Do companies believe they are pulling the wool over consumers' eyes? In February 2011, Consumer Reports magazine reported in "a survey several years ago, three-quarters of Americans said they noticed that packages were shrinking." And, "71 percent of those people theorized that the main reason was to hide a price hike." Consumers are aware and concerned — size matters.
Smaller packages are designed to appear larger. Ice cream tubs look similar in height and width, but are shallow in depth. Bottom indentations in containers of peanut butter, jelly, mayonnaise and juices decrease the volume while barely affecting appearances. The indentation in the underside of a tub of dried berries displaces a third of a cup, and in a tub of holiday candy more than a third of a cup. Some packages have reduced weight, but due to empty space remain similar in size.
"Is it my imagination, or does shipping and handling settle a box of crackers more than it used to?" asked writer Robert Brault. Consumers, who want to make economical choices, have few options. National and store brands reduce size around the same time.
For the top 50 food packagers, revenues in 2012 were strong. Nestle revenues reached $56.60 billion, Pepsico's were $33.40 billion and Tyson reached $33.30 billion. Coming in 50th is Sanderson Farms Inc. with $2.4 billion, according to Food & Beverage Packaging magazine. And with an average profit of 23 percent for ice cream producers, 13.3 percent for cereal makers and 9.4 percent for cookie, cracker and pasta production, manufacturers are having positive results from their downsizing their packages, according to Jeffrey Cohen writing in IBIS World Inc.
It is unlikely Ellen will see 1-pound packages of kielbasa ever again.
It may be good for consumers to get angry.
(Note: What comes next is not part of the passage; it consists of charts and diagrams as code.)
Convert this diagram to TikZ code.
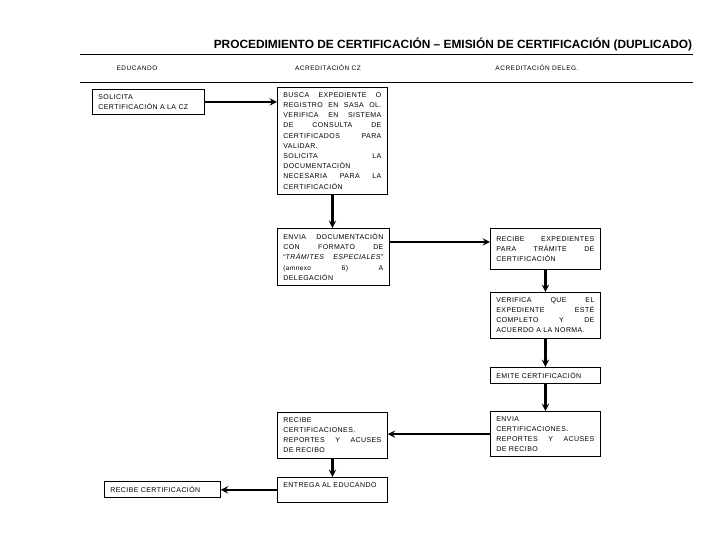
\documentclass[tikz,border=0pt]{standalone}
\usepackage{fontspec}
\setmainfont{Liberation Sans}
\newfontfamily\flowfont[LetterSpace=6]{Liberation Sans}
\newfontfamily\headfont[LetterSpace=8]{Liberation Sans}
\begin{document}
\begin{tikzpicture}[x=1pt, y=-1pt, >=stealth,
  flowbox/.style={draw, line width=0.8pt, anchor=north west, align=justify,
    inner xsep=6pt, inner ysep=5pt, font=\flowfont\fontsize{7}{10.2}\selectfont},
  lane/.style={font=\headfont\fontsize{6.5}{7}\selectfont},
  flow/.style={->, line width=2.2pt}]
  \useasboundingbox (0,0) rectangle (720,540);
  \node[font=\bfseries\fontsize{11.9}{13}\selectfont] (title) at (453,44)
    {PROCEDIMIENTO DE CERTIFICACIÓN – EMISIÓN DE CERTIFICACIÓN (DUPLICADO)};
  \draw (80,54) -- (693,54); \draw (80,82) -- (693,82);
  \foreach \x/\n/\t in {137/educando/EDUCANDO, 328/cz/ACREDITACIÓN CZ,
                        537/deleg/ACREDITACIÓN DELEG.}
    { \node[lane] (\n) at (\x,68) {\t}; }
  % columna educando
  \node[flowbox, text width=100pt] (solicita) at (92,89)
    {SOLICITA\\ CERTIFICACIÓN A LA CZ};
  \node[flowbox, text width=104pt] (recibe) at (104,481) {RECIBE CERTIFICACIÓN};
  % columna cz
  \node[flowbox, text width=98pt] (busca) at (277,87)
    {BUSCA EXPEDIENTE O\linebreak REGISTRO EN SASA OL.\linebreak
     VERIFICA EN SISTEMA\linebreak DE CONSULTA DE\linebreak
     CERTIFICADOS PARA\linebreak VALIDAR.\\ SOLICITA LA\linebreak
     DOCUMENTACIÓN\\ NECESARIA PARA LA\linebreak CERTIFICACIÓN};
  \node[flowbox, text width=100pt] (envia) at (277,228)
    {ENVIA DOCUMENTACIÓN\linebreak CON FORMATO DE\linebreak
     “\textit{TRÁMITES ESPECIALES}”\linebreak
     {\fontsize{6.5}{10.2}\selectfont(amnexo} 6) A\linebreak DELEGACIÓN};
  \node[flowbox, text width=98pt] (recibecert) at (277,412)
    {RECIBE\\ CERTIFICACIONES.\\ REPORTES Y ACUSES\linebreak DE RECIBO};
  \node[flowbox, text width=98pt, text depth=10pt] (entrega) at (277,477)
    {ENTREGA AL EDUCANDO};
  % columna delegacion
  \node[flowbox, text width=98pt, minimum height=41pt] (recibeexp) at (490,228)
    {RECIBE EXPEDIENTES\linebreak PARA TRÁMITE DE\linebreak CERTIFICACIÓN};
  \node[flowbox, text width=98pt] (verifica) at (490,292)
    {VERIFICA QUE EL\linebreak EXPEDIENTE ESTÉ\linebreak COMPLETO Y DE\linebreak
     ACUERDO A LA NORMA.};
  \node[flowbox, text width=98pt] (emite) at (490,367) {EMITE CERTIFICACIÓN};
  \node[flowbox, text width=98pt] (enviacert) at (490,411)
    {ENVIA\\ CERTIFICACIONES.\\ REPORTES Y ACUSES\linebreak DE RECIBO};
  % flechas
  \draw[flow] (solicita.east) -- (solicita.east -| busca.west);
  \foreach \a/\b in {busca/envia, recibeexp/verifica, verifica/emite,
                     emite/enviacert, recibecert/entrega}
    { \draw[flow] (\a.south) -- (\a.south |- \b.north); }
  \draw[flow] ([yshift=7pt]recibeexp.west -| envia.east) -- ([yshift=7pt]recibeexp.west);
  \draw[flow] (enviacert.west) -- (enviacert.west -| recibecert.east);
  \draw[flow] (entrega.west) -- (entrega.west -| recibe.east);
\end{tikzpicture}
\end{document}
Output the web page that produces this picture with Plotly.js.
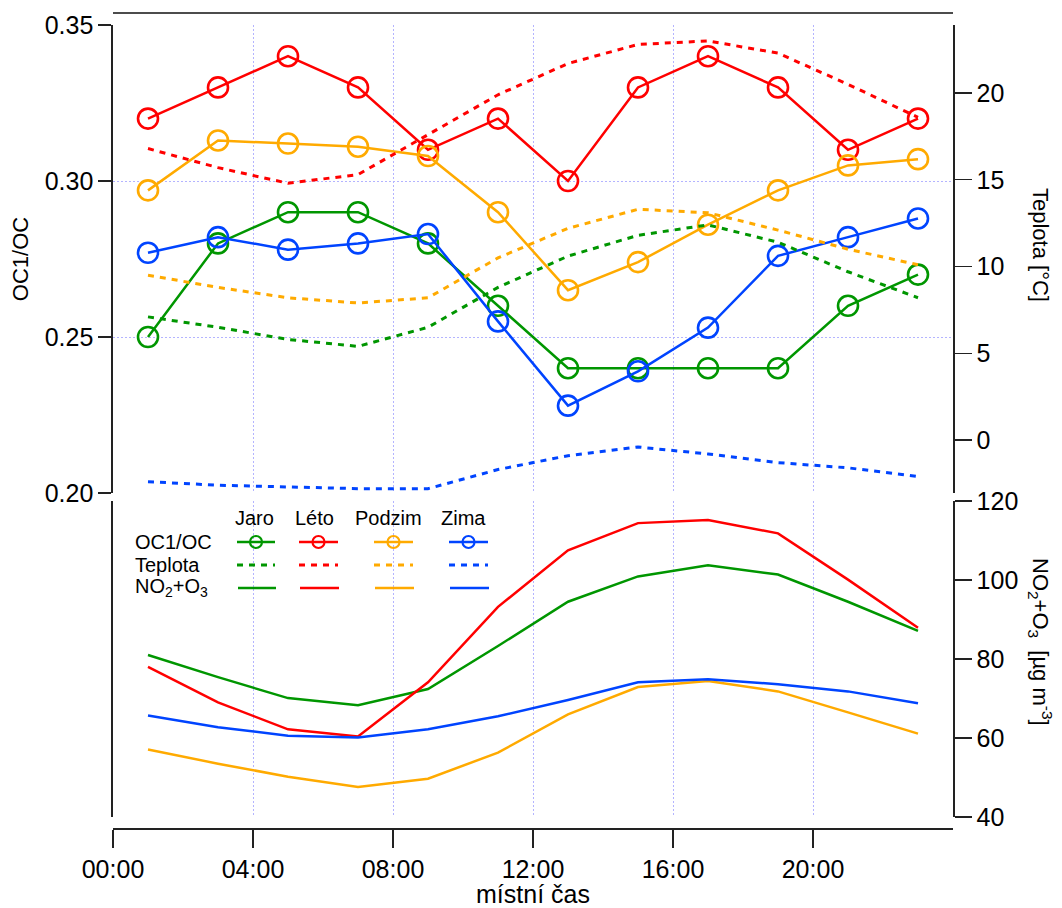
<!DOCTYPE html>
<html>
<head>
<meta charset="utf-8">
<script src="https://cdn.plot.ly/plotly-3.0.1.min.js"></script>
<style>html,body{margin:0;padding:0;background:#fff;}#chart{width:1062px;height:908px;}</style>
</head>
<body>
<div id="chart"></div>
<script>
// ---- data ----
const hours = [1, 3, 5, 7, 9, 11, 13, 15, 17, 19, 21, 23];
const seasons = ["Jaro", "Léto", "Podzim", "Zima"];
const seasonColors = ["#009600", "#ff0000", "#ffaa00", "#0044ff"];
const xTickVals = [0, 4, 8, 12, 16, 20];
const xTickText = ["00:00", "04:00", "08:00", "12:00", "16:00", "20:00"];
const ocTicks = [0.20, 0.25, 0.30, 0.35];
const tempTicks = [0, 5, 10, 15, 20];
const no2Ticks = [40, 60, 80, 100, 120];
const rowLabels = ["OC1/OC", "Teplota", "NO<sub>2</sub>+O<sub>3</sub>"];

// OC1/OC ratio
const ocJaro   = [0.250, 0.280, 0.290, 0.290, 0.280, 0.260, 0.240, 0.240, 0.240, 0.240, 0.260, 0.270];
const ocLeto   = [0.320, 0.330, 0.340, 0.330, 0.310, 0.320, 0.300, 0.330, 0.340, 0.330, 0.310, 0.320];
const ocPodzim = [0.297, 0.313, 0.312, 0.311, 0.308, 0.290, 0.265, 0.274, 0.286, 0.297, 0.305, 0.307];
const ocZima   = [0.277, 0.282, 0.278, 0.280, 0.283, 0.255, 0.228, 0.239, 0.253, 0.276, 0.282, 0.288];

// Temperature [°C]
const tJaro   = [7.1, 6.5, 5.8, 5.4, 6.5, 8.8, 10.6, 11.8, 12.4, 11.4, 9.7, 8.2];
const tLeto   = [16.8, 15.7, 14.8, 15.3, 17.6, 19.9, 21.7, 22.8, 23.0, 22.3, 20.5, 18.6];
const tPodzim = [9.5, 8.8, 8.2, 7.9, 8.2, 10.5, 12.2, 13.3, 13.1, 12.1, 11.0, 10.1];
const tZima   = [-2.4, -2.6, -2.7, -2.8, -2.8, -1.7, -0.9, -0.4, -0.8, -1.3, -1.6, -2.1];

// NO2+O3 [µg m-3]
const nJaro   = [81.0, 75.4, 70.1, 68.3, 72.4, 83.3, 94.5, 100.9, 103.7, 101.4, 94.5, 87.1];
const nLeto   = [78.0, 69.0, 62.2, 60.4, 74.1, 93.2, 107.5, 114.4, 115.2, 111.8, 100.1, 87.9];
const nPodzim = [57.1, 53.5, 50.2, 47.6, 49.7, 56.3, 66.0, 72.9, 74.4, 71.8, 66.5, 61.1];
const nZima   = [65.7, 62.7, 60.6, 60.1, 62.2, 65.5, 69.6, 74.1, 74.9, 73.6, 71.8, 68.8];

const ocSeries = [ocJaro, ocLeto, ocPodzim, ocZima];
const tSeries = [tJaro, tLeto, tPodzim, tZima];
const nSeries = [nJaro, nLeto, nPodzim, nZima];

// ---- geometry helpers (pixel -> paper) ----
const W = 1062, H = 908;
const M = {l: 113, r: 109, t: 13, b: 80};
const PW = W - M.l - M.r, PH = H - M.t - M.b;
const px = v => (v - M.l) / PW;
const py = v => (H - M.b - v) / PH;

const FONT = "Liberation Sans, Arial, Helvetica, sans-serif";
const AXC = "#222222";
const GRID = "#b4b4ff";
const TDASH = "6px,6px";

const traces = [];
// order: temperature dashed, NO2, OC
for (let i = 0; i < 4; i++) {
  traces.push({
    x: hours, y: tSeries[i], xaxis: "x", yaxis: "y2", type: "scatter", mode: "lines",
    line: {color: seasonColors[i], width: 3, dash: TDASH}, showlegend: false, hoverinfo: "skip"
  });
}
for (let i = 0; i < 4; i++) {
  traces.push({
    x: hours, y: nSeries[i], xaxis: "x", yaxis: "y3", type: "scatter", mode: "lines",
    line: {color: seasonColors[i], width: 2.5}, showlegend: false
  });
}
for (let i = 0; i < 4; i++) {
  traces.push({
    x: hours, y: ocSeries[i], xaxis: "x", yaxis: "y", type: "scatter", mode: "lines+markers",
    line: {color: seasonColors[i], width: 2.5},
    marker: {symbol: "circle-open", size: 20, color: seasonColors[i], line: {width: 2.6, color: seasonColors[i]}},
    showlegend: false
  });
}

// ---- custom legend ----
const shapes = [
  {type: "line", xref: "paper", yref: "paper", x0: 0, x1: 1, y0: 1, y1: 1, line: {color: "#111", width: 1.6}}
];
const annotations = [];
const headerX = [254, 314, 388, 463];
const sampleX = [[237, 275], [299, 338], [374, 413], [449, 488]];
const rowY = [542, 565, 588];
seasons.forEach((s, i) => {
  annotations.push({xref: "paper", yref: "paper", x: px(headerX[i]), y: py(518), text: s, showarrow: false,
    xanchor: "center", yanchor: "middle", font: {family: FONT, size: 20, color: "#000"}});
  // OC1/OC sample
  shapes.push({type: "line", xref: "paper", yref: "paper", x0: px(sampleX[i][0]), x1: px(sampleX[i][1]),
    y0: py(rowY[0]), y1: py(rowY[0]), line: {color: seasonColors[i], width: 2.5}});
  const cx = (sampleX[i][0] + sampleX[i][1]) / 2;
  shapes.push({type: "circle", xref: "paper", yref: "paper", xsizemode: "pixel", ysizemode: "pixel",
    xanchor: px(cx), yanchor: py(rowY[0]), x0: -6, x1: 6, y0: -6, y1: 6,
    line: {color: seasonColors[i], width: 2.2}, fillcolor: "rgba(0,0,0,0)"});
  // Teplota sample
  shapes.push({type: "line", xref: "paper", yref: "paper", x0: px(sampleX[i][0]), x1: px(sampleX[i][1]),
    y0: py(rowY[1]), y1: py(rowY[1]), line: {color: seasonColors[i], width: 3, dash: TDASH}});
  // NO2+O3 sample
  shapes.push({type: "line", xref: "paper", yref: "paper", x0: px(sampleX[i][0] + 1), x1: px(sampleX[i][1] + 1),
    y0: py(rowY[2]), y1: py(rowY[2]), line: {color: seasonColors[i], width: 2.5}});
});
rowLabels.forEach((t, j) => {
  annotations.push({xref: "paper", yref: "paper", x: px(133), y: py(rowY[j]), text: t, showarrow: false,
    xanchor: "left", yanchor: "middle", font: {family: FONT, size: 20, color: "#000"}});
});
// right-side titles, reading top to bottom
annotations.push({xref: "paper", yref: "paper", x: px(1041), y: py(245), text: "Teplota [°C]", showarrow: false,
  textangle: 90, xanchor: "center", yanchor: "middle", font: {family: FONT, size: 22, color: "#000"}});
annotations.push({xref: "paper", yref: "paper", x: px(1041), y: py(642), text: "NO<sub>2</sub>+O<sub>3</sub>  [µg m<sup>-3</sup>]",
  showarrow: false, textangle: 90, xanchor: "center", yanchor: "middle", font: {family: FONT, size: 22, color: "#000"}});

const layout = {
  width: W, height: H,
  margin: M,
  paper_bgcolor: "#fff", plot_bgcolor: "rgba(0,0,0,0)",
  font: {family: FONT, color: "#000"},
  showlegend: false,
  xaxis: {
    range: [0, 24], domain: [0, 1], anchor: "free", position: 0,
    tickvals: xTickVals, ticktext: xTickText, ticks: "outside", ticklen: 18, tickwidth: 1.3, tickcolor: AXC,
    showline: true, linecolor: AXC, linewidth: 1.6,
    showgrid: true, gridcolor: GRID, griddash: "2px,2px", gridwidth: 1, zeroline: false,
    tickfont: {family: FONT, size: 25},
    title: {text: "místní čas", font: {family: FONT, size: 25}, standoff: 3}
  },
  yaxis: {
    domain: [py(493), py(25)], range: [0.20, 0.35], anchor: "x", side: "left",
    tickvals: ocTicks, tickformat: ".2f", ticks: "outside", ticklen: 13, tickwidth: 1.3, tickcolor: AXC,
    showline: true, linecolor: AXC, linewidth: 1.6,
    showgrid: true, gridcolor: GRID, griddash: "2px,2px", gridwidth: 1, zeroline: false,
    tickfont: {family: FONT, size: 25},
    title: {text: "OC1/OC", font: {family: FONT, size: 22}, standoff: 10}
  },
  yaxis2: {
    overlaying: "y", side: "right", anchor: "x", range: [-3.05, 23.92],
    tickvals: tempTicks, ticks: "outside", ticklen: 17, tickwidth: 1.3, tickcolor: AXC,
    showline: true, linecolor: AXC, linewidth: 1.6, showgrid: false, zeroline: false,
    tickfont: {family: FONT, size: 25}
  },
  yaxis3: {
    domain: [py(817), py(501)], range: [40, 120], anchor: "x", side: "right",
    tickvals: no2Ticks, ticks: "outside", ticklen: 17, tickwidth: 1.3, tickcolor: AXC,
    showline: true, mirror: true, linecolor: AXC, linewidth: 1.6, showgrid: false, zeroline: false,
    tickfont: {family: FONT, size: 25}
  },
  shapes: shapes,
  annotations: annotations
};

Plotly.newPlot("chart", traces, layout, {displayModeBar: false, staticPlot: true});
</script>
</body>
</html>
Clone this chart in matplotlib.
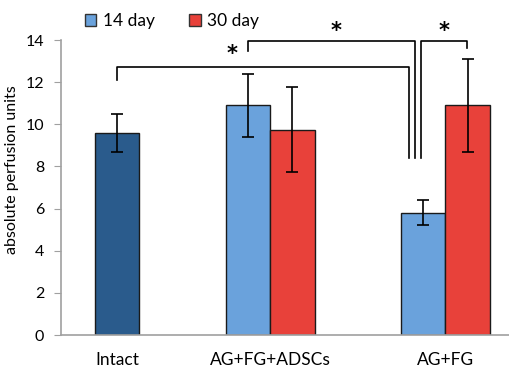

And then get wise. It's made Ellen sharpen her approach to shopping. She studies sales fliers, clips coupons and uses a calculator in the store to better compare prices by weight and volume rather than clever packaging.
Shoppers can also send a message to manufacturers by being willing to try new items. Maybe you're not concerned about prices, but still be aware. Realize that you are buying convenience, for brand loyalty or to make shopping easier.
Don't support companies that continually shrink their items: When ice cream tubs shrunk to 56-ounces and then to 48 ounces, I bought those that remained larger. I will no longer buy certain brands.
While marketers understand that making purchases affects us emotionally, they challenge a positive response by providing less economical options. Consumers don't want to feel manipulated. And yet, "new and improved" and "100-calorie bags" seem to justify smaller packages. Canadian writer and humorist Stephen Butler Leacock said, "Advertising may be described as the science of arresting the human intelligence long enough to get money from it."
Our strength as consumers is in our purchasing power. Be a wise and discerning consumer.